## WRITTEN REQUEST:
In the lines below, output everything from the first line through the line containing "const pct = v" exactly as it is. Pictures are not part of the output.

## DATASET EXTRACT:
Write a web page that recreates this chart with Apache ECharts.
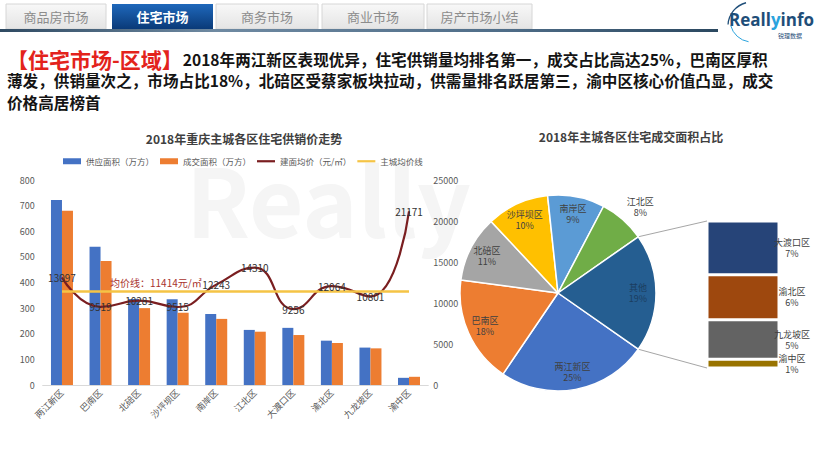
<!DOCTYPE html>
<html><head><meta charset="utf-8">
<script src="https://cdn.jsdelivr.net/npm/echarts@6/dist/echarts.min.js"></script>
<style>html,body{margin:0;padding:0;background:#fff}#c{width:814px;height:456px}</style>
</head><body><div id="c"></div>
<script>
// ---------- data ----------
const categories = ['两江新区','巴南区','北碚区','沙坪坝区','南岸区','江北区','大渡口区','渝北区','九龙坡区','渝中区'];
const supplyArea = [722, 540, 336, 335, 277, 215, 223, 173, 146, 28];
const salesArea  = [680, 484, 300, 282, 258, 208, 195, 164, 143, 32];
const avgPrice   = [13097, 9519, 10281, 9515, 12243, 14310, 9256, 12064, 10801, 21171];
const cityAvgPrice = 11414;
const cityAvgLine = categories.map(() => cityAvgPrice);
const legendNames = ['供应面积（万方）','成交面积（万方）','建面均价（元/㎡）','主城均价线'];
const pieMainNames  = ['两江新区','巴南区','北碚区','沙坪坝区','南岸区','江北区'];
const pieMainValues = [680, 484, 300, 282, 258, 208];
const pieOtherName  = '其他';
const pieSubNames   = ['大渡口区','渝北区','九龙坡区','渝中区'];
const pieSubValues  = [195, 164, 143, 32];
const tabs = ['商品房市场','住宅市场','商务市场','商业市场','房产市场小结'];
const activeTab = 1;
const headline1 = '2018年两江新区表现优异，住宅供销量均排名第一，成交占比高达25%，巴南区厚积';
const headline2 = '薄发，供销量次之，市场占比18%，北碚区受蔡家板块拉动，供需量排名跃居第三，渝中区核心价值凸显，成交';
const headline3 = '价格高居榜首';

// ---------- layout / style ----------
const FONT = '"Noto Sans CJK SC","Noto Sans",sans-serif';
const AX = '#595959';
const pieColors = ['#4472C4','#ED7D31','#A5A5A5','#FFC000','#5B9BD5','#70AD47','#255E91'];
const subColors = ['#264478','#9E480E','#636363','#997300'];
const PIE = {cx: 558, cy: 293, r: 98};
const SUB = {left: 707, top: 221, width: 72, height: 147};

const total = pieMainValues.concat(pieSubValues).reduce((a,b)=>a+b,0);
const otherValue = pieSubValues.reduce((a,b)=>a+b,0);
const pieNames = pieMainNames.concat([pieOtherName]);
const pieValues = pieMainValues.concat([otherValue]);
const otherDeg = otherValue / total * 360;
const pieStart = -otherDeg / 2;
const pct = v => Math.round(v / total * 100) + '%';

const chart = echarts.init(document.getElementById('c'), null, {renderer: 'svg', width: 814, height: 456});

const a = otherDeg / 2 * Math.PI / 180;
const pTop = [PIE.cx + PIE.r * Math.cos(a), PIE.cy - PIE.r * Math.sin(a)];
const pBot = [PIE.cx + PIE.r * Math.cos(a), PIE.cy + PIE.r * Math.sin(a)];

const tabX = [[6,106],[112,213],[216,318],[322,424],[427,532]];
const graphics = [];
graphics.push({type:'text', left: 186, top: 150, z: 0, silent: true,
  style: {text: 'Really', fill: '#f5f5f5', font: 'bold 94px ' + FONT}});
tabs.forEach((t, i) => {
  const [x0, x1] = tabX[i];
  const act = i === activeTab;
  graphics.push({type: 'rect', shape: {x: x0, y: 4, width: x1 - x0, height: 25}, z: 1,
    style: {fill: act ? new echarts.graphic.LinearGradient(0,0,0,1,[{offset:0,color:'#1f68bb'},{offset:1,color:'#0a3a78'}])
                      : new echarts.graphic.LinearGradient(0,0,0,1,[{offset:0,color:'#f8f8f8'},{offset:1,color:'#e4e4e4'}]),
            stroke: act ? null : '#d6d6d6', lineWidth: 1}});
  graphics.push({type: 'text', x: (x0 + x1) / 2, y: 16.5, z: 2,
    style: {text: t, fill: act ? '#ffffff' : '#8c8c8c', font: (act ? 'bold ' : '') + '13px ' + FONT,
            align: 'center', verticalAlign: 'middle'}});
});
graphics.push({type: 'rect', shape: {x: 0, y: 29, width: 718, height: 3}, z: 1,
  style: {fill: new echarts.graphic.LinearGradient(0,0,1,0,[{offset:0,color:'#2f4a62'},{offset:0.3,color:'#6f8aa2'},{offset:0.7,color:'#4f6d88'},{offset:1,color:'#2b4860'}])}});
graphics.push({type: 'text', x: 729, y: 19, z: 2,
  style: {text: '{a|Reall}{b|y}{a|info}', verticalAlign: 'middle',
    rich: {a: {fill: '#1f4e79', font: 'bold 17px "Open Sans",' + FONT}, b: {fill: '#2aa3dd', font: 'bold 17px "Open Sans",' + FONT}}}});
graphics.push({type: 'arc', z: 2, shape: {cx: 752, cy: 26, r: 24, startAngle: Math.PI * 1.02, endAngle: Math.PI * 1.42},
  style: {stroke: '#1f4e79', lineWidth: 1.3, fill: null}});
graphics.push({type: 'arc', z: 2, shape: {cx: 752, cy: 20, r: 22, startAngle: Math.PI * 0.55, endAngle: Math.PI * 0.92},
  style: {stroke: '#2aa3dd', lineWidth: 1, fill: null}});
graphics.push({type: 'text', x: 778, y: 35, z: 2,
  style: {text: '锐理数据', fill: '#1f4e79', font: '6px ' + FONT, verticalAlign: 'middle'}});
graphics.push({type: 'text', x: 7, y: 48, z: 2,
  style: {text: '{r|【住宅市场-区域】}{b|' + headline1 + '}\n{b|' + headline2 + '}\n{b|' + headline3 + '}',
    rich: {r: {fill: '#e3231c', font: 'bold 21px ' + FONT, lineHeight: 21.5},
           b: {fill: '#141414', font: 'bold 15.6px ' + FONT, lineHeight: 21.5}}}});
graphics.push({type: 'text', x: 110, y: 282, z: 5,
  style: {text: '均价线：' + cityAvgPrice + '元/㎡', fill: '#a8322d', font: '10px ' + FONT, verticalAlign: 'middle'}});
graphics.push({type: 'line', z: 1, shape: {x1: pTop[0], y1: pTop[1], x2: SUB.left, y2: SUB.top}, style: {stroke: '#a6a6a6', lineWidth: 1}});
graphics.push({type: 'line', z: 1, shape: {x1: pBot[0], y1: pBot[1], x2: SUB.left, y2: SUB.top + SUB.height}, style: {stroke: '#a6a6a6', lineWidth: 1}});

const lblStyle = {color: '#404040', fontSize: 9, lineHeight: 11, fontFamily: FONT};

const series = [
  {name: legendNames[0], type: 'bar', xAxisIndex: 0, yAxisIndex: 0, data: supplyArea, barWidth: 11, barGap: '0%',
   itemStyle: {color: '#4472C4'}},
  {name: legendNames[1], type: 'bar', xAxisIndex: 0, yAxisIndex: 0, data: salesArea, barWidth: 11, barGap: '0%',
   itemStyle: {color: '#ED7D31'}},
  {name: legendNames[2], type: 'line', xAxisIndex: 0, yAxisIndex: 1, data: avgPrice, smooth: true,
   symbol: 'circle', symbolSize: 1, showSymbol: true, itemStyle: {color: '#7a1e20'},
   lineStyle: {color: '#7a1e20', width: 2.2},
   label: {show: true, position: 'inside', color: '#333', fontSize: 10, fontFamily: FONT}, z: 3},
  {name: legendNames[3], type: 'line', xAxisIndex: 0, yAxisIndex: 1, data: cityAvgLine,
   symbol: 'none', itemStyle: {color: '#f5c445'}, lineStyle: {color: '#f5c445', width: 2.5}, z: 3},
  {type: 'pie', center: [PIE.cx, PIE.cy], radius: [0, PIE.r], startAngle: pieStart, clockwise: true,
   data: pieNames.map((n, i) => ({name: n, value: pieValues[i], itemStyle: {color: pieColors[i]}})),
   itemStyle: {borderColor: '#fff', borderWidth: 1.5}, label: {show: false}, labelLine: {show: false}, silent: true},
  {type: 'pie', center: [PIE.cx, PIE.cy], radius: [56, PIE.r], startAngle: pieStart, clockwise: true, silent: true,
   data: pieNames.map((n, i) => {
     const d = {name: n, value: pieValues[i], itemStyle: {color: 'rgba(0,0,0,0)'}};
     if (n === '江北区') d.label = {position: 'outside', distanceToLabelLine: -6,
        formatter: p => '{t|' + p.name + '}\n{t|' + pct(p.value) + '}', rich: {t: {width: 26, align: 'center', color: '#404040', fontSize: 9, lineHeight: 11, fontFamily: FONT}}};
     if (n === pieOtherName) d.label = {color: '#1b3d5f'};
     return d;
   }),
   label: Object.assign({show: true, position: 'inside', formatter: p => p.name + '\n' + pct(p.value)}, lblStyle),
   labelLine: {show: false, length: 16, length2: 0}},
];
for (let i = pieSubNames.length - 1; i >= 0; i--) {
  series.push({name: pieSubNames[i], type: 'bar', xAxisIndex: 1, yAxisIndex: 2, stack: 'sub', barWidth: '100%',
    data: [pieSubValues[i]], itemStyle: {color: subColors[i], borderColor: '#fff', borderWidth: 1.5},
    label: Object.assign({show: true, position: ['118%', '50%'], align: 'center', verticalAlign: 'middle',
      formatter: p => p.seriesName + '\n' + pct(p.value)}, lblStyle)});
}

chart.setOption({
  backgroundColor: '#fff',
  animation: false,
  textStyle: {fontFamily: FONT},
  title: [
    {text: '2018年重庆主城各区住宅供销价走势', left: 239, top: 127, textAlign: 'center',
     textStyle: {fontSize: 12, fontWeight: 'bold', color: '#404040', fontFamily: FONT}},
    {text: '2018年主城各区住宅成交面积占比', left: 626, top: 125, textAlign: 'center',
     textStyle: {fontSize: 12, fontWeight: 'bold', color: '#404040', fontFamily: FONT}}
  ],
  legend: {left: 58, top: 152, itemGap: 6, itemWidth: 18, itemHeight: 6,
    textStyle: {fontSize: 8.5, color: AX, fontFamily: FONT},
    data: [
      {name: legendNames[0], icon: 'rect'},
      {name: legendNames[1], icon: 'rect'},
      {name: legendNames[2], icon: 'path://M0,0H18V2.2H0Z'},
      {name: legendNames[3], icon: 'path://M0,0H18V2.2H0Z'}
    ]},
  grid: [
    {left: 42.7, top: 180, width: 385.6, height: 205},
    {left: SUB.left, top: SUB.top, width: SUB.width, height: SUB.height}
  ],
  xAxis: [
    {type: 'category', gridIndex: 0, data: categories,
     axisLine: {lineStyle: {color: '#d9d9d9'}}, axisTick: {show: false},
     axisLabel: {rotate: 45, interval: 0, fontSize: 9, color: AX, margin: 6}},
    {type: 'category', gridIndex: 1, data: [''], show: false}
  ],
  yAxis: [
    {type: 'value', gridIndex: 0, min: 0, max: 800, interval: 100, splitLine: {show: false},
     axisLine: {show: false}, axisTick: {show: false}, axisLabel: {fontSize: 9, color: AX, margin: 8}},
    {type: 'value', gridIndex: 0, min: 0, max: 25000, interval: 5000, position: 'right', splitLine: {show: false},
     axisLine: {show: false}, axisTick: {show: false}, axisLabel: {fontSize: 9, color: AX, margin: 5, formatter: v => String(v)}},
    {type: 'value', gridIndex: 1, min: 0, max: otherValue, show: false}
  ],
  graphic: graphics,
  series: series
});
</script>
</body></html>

## EXERCISE RESPONSE:
Write a web page that recreates this chart with Apache ECharts.
<!DOCTYPE html>
<html><head><meta charset="utf-8">
<script src="https://cdn.jsdelivr.net/npm/echarts@6/dist/echarts.min.js"></script>
<style>html,body{margin:0;padding:0;background:#fff}#c{width:814px;height:456px}</style>
</head><body><div id="c"></div>
<script>
// ---------- data ----------
const categories = ['两江新区','巴南区','北碚区','沙坪坝区','南岸区','江北区','大渡口区','渝北区','九龙坡区','渝中区'];
const supplyArea = [722, 540, 336, 335, 277, 215, 223, 173, 146, 28];
const salesArea  = [680, 484, 300, 282, 258, 208, 195, 164, 143, 32];
const avgPrice   = [13097, 9519, 10281, 9515, 12243, 14310, 9256, 12064, 10801, 21171];
const cityAvgPrice = 11414;
const cityAvgLine = categories.map(() => cityAvgPrice);
const legendNames = ['供应面积（万方）','成交面积（万方）','建面均价（元/㎡）','主城均价线'];
const pieMainNames  = ['两江新区','巴南区','北碚区','沙坪坝区','南岸区','江北区'];
const pieMainValues = [680, 484, 300, 282, 258, 208];
const pieOtherName  = '其他';
const pieSubNames   = ['大渡口区','渝北区','九龙坡区','渝中区'];
const pieSubValues  = [195, 164, 143, 32];
const tabs = ['商品房市场','住宅市场','商务市场','商业市场','房产市场小结'];
const activeTab = 1;
const headline1 = '2018年两江新区表现优异，住宅供销量均排名第一，成交占比高达25%，巴南区厚积';
const headline2 = '薄发，供销量次之，市场占比18%，北碚区受蔡家板块拉动，供需量排名跃居第三，渝中区核心价值凸显，成交';
const headline3 = '价格高居榜首';

// ---------- layout / style ----------
const FONT = '"Noto Sans CJK SC","Noto Sans",sans-serif';
const AX = '#595959';
const pieColors = ['#4472C4','#ED7D31','#A5A5A5','#FFC000','#5B9BD5','#70AD47','#255E91'];
const subColors = ['#264478','#9E480E','#636363','#997300'];
const PIE = {cx: 558, cy: 293, r: 98};
const SUB = {left: 707, top: 221, width: 72, height: 147};

const total = pieMainValues.concat(pieSubValues).reduce((a,b)=>a+b,0);
const otherValue = pieSubValues.reduce((a,b)=>a+b,0);
const pieNames = pieMainNames.concat([pieOtherName]);
const pieValues = pieMainValues.concat([otherValue]);
const otherDeg = otherValue / total * 360;
const pieStart = -otherDeg / 2;
const pct = v => Math.round(v / total * 100) + '%';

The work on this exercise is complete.